The GNWT framed the goal as keeping skilled workers in the territory, pointing to coming demand from the likes of defence investments, the Mackenzie Valley Highway and Housing NWT building programs.
7. What about the companies and governments owed money?
A list of creditors published in earlier court proceedings showed Ekati owed at least $380 million to a total of more than 200 different groups.
At the time, the single largest unsecured creditor on the entire list was Kete Whii Procon, which was owed approximately $12.6 million.
The company is a joint venture between Procon Mining and Tunnelling, a BC-based contractor, and Kete Whii Ltd, which represents the Yellowknives Dene First Nation, Łútsël K’é Dene First Nation and Tłı̨chǫ Government. The joint venture’s participants have been providing mining services at Ekati since 2000.
The Tłı̨chǫ Government itself was owed about $2.15 million, some understood to be related to missed impact benefit agreement payments.
Also on the list is 3320588 Canada Ltd, owed roughly $1.68 million. That numbered company is a joint venture of the Yellowknives Dene First Nation, Deninu Kųę́ First Nation and Łútsël K’é Dene First Nation, set up to share certain impact benefit agreement payments from Ekati.

Asked whether those groups had any hope of recovering what they are owed now the mine has failed to sell, the GNWT declined to answer, saying the status of those debts and impact benefit agreements were questions for the receiver. The territory also declined to speculate on the fate of the nearly $200 million provided by the federal government in loans.
PwC “will be having conversations with creditors and with suppliers,” Jenkins said.
In a brief statement issued after this article was first published, PwC stated: “As with all matters which are before the court, PwC does not provide comment on active receivership proceedings in the media.”
8. What does this mean for the winter road?
Ekati’s closure raises questions about the future of the winter road that supplies the diamond mines, built each winter as a joint venture and used to haul in fuel and heavy freight.
With neighbouring Diavik already in closure and only Gahcho Kué still operating – for now – the case for constructing the full road appears less clear-cut than it was.
Jenkins said the road is discussed year to year, adding it had “been flagged that there needs to be a conversation soon.”
The central question, he said, is whether a road is needed this coming season at all: “Do we need one this year?
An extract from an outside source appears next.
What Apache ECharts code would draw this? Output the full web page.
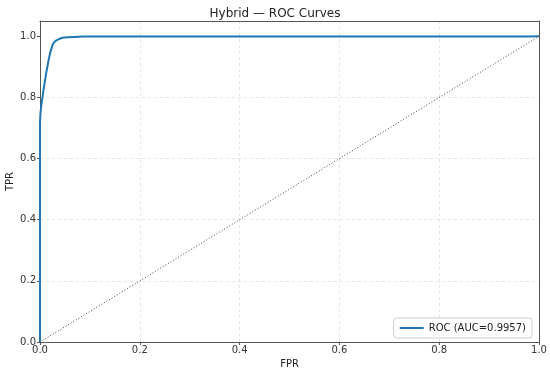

Do we not?”
Asked about the road’s future in May, when Ekati had just entered creditor protection, De Beers – which has assumed the lead role in the road’s construction from Diavik – said “planning has commenced” for the next winter road but it was too early to know much more.
De Beers said Nuna Det’on Cho, a winter road services joint venture, holds the contract to build and maintain the winter road through to 2030.
9. Why bring in a big southern firm?
Asked why the GNWT needed a southern firm to run the receivership rather than staffing up a local body so more of the money stayed in the North, Jenkins said companies like PwC “are the companies and the professionals that do this type of thing.”
A receiver, he said, is able to come in and manage the affairs of a failed operation on a number of fronts.
The sum PwC is taking for the work is not yet clear.
The GNWT said it could not speak to the amount of money Burgundy and its management may yet receive as creditor protection ends and receivership begins. It referred that question to PwC, which more broadly said it would not immediately comment on proceedings.